Iris, the Greek goddess of the rainbow, conveyed messages from Mount Olympus to earth, and from gods to mortals or other gods, using the rainbow as her stairway. The campfire was similarly a type of message-machine, where clouds of smoke (typically associated with processes of obfuscation) functioned to broadcast critical information. The semiotic assemblages of our time manifest constantly on the roads on which we travel, preaching to us from billboards, advertisements, and in the information highways of the internet. How we move through space becomes contextualized by the signs put up around us by capital, laden with symbols. And yet the transmission of information is always in flux, something lost or changed in each retelling of a message or narrative. Even while our horoscopes, these immutable tropes tied to our spiritual ancestors, have remained with some conceptual consistency, the skies above us have slid past the meanings from which those truisms were divined.
Jon Young draws a line in the sand for his onlookers. For a chicken, this is an act of magnetic hypnotism, induced by the marcation in their gaze into a state of trance. David Crockett’s line in the sand was a choice made visible in the American mythos. Young’s corrugations, instead of the ephemeral gestures blown away by the wind, become permanent in his sculptures and wall-works, questioning notions of free will, choice, and fate itself. He creates a pressure within his stretched fabrics, his materials embodying a literal and figurative tension between self determination and destiny manifest.

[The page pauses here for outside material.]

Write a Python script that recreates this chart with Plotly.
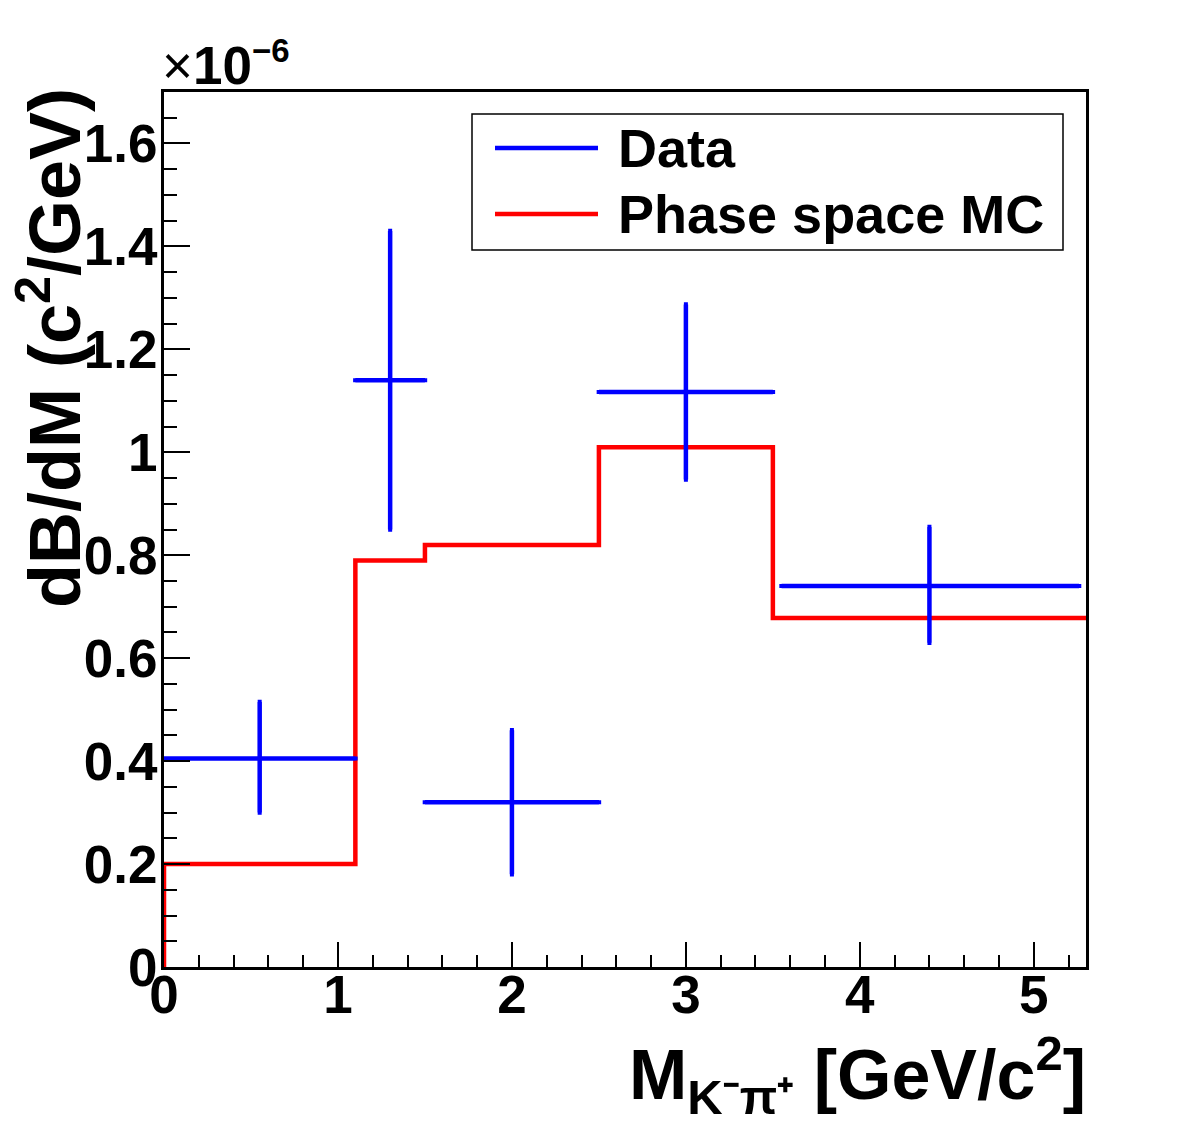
import plotly.graph_objects as go

# ---- data (values in units of 1e-6) ----
data_x = [0.55, 1.30, 2.00, 3.00, 4.40]
data_y = [0.405, 1.140, 0.320, 1.117, 0.740]
data_xerr_lo = [0.55, 0.20, 0.50, 0.50, 0.85]
data_xerr_hi = [0.55, 0.20, 0.50, 0.50, 0.86]
data_yerr_lo = [0.105, 0.290, 0.140, 0.170, 0.110]
data_yerr_hi = [0.110, 0.290, 0.140, 0.170, 0.115]

mc_edges = [0.0, 1.1, 1.5, 2.5, 3.5, 5.3]
mc_vals = [0.200, 0.790, 0.820, 1.010, 0.678]

# ---- style ----
FONT = "Liberation Sans"
BLUE = "#0000ff"
RED = "#ff0000"

fig = go.Figure()

# MC histogram as step line
hx = [mc_edges[0]] + mc_edges
hy = [0.0] + mc_vals + [mc_vals[-1]]
fig.add_trace(go.Scatter(
    x=hx, y=hy, mode="lines", line=dict(color=RED, width=4.5, shape="hv"),
    name="Phase space MC", showlegend=False, hoverinfo="skip"))

# Data with error bars
fig.add_trace(go.Scatter(
    x=data_x, y=data_y, mode="markers",
    marker=dict(size=2, color=BLUE),
    error_x=dict(type="data", symmetric=False, array=data_xerr_hi,
                 arrayminus=data_xerr_lo, color=BLUE, thickness=4.5, width=2),
    error_y=dict(type="data", symmetric=False, array=data_yerr_hi,
                 arrayminus=data_yerr_lo, color=BLUE, thickness=4.5, width=2),
    name="Data", showlegend=False))

tickfont = dict(family=FONT, size=53, color="black", weight="bold")

fig.update_xaxes(
    range=[0, 5.3], tick0=0, dtick=1, ticks="inside", ticklen=25, tickwidth=2,
    tickcolor="black", showline=True, linecolor="black", linewidth=3,
    mirror=True, showgrid=False, zeroline=False, tickfont=tickfont,
    ticklabelstandoff=-21,
    minor=dict(dtick=0.2, ticks="inside", ticklen=12, tickwidth=2,
               tickcolor="black", showgrid=False))
fig.update_yaxes(
    range=[0, 1.7], tick0=0, dtick=0.2, ticks="inside", ticklen=26, tickwidth=2,
    tickcolor="black", showline=True, linecolor="black", linewidth=3,
    mirror=True, showgrid=False, zeroline=False, tickfont=tickfont,
    ticklabelstandoff=-7,
    minor=dict(dtick=0.05, ticks="inside", ticklen=13, tickwidth=2,
               tickcolor="black", showgrid=False))

L, R, T, B = 164, 96, 92, 171
W, H = 1182, 1138
pw, ph = W - L - R, H - T - B

def px(x):
    return (x - L) / pw

def py(y):
    return 1 - (y - T) / ph

shapes = [
    dict(type="rect", xref="paper", yref="paper",
         x0=px(472), x1=px(1063), y0=py(250), y1=py(114),
         line=dict(color="black", width=1.5), fillcolor="white", layer="above"),
    dict(type="line", xref="paper", yref="paper",
         x0=px(495), x1=px(598), y0=py(148), y1=py(148),
         line=dict(color=BLUE, width=4.5)),
    dict(type="line", xref="paper", yref="paper",
         x0=px(495), x1=px(598), y0=py(214), y1=py(214),
         line=dict(color=RED, width=4.5)),
]

legfont = dict(family=FONT, size=54, color="black", weight="bold")
annotations = [
    dict(text="Data", xref="paper", yref="paper", x=px(616), y=py(148),
         xanchor="left", yanchor="middle", showarrow=False, font=legfont),
    dict(text="Phase space MC", xref="paper", yref="paper", x=px(616), y=py(214),
         xanchor="left", yanchor="middle", showarrow=False, font=legfont),
    dict(text="×<b>10</b><sup><b><span style='font-size:33px'>−6</span></b></sup>",
         xref="paper", yref="paper", x=px(160), y=py(97),
         xanchor="left", yanchor="bottom", showarrow=False,
         font=dict(family=FONT, size=53, color="black")),
    dict(text="dB/dM (c<sup>2</sup>/GeV)", xref="paper", yref="paper",
         x=px(49), y=py(86), xanchor="center", yanchor="top", textangle=-90,
         showarrow=False, font=dict(family=FONT, size=72, color="black", weight="bold")),
    dict(text="M<sub>K⁻π⁺</sub> [GeV/c<sup>2</sup>]", xref="paper", yref="paper",
         x=px(1088), y=py(1126), xanchor="right", yanchor="bottom",
         showarrow=False, font=dict(family=FONT, size=70, color="black", weight="bold")),
]

fig.update_layout(
    width=W, height=H, margin=dict(l=L, r=R, t=T, b=B, pad=0),
    plot_bgcolor="white", paper_bgcolor="white", showlegend=False,
    shapes=shapes, annotations=annotations)

fig.write_html("out.html")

Jon Young was born in Winston Salem, North Carolina (1981) and now lives and works in St. Louis, Missouri. He holds a BFA from the University of Wyoming and an MFA from the Sam Fox School of Design and Visual Art at Washington University in St. Louis. Recent exhibitions include Tin Star Tall Tales (with Canyon Castador), Volery Gallery, Dubai (2023, two-person); The Other Side of Quicksand, Great Rivers Biennial, Contemporary Art Museum, St. Louis (2022, solo); Looking West (with Anselm Reyle), Morgan Presents, New York (2022, two-person); Manscaping, The Hole, Los Angeles (2022); Beautiful Freaks, Tuesday to Friday, Valencia (2022); Strangers in the House, Semiose Gallery, Paris (2021); Stockholm Sessions, Carl Kostyál, Stockholm (2021); and Nature Morte, The Hole, New York (2021).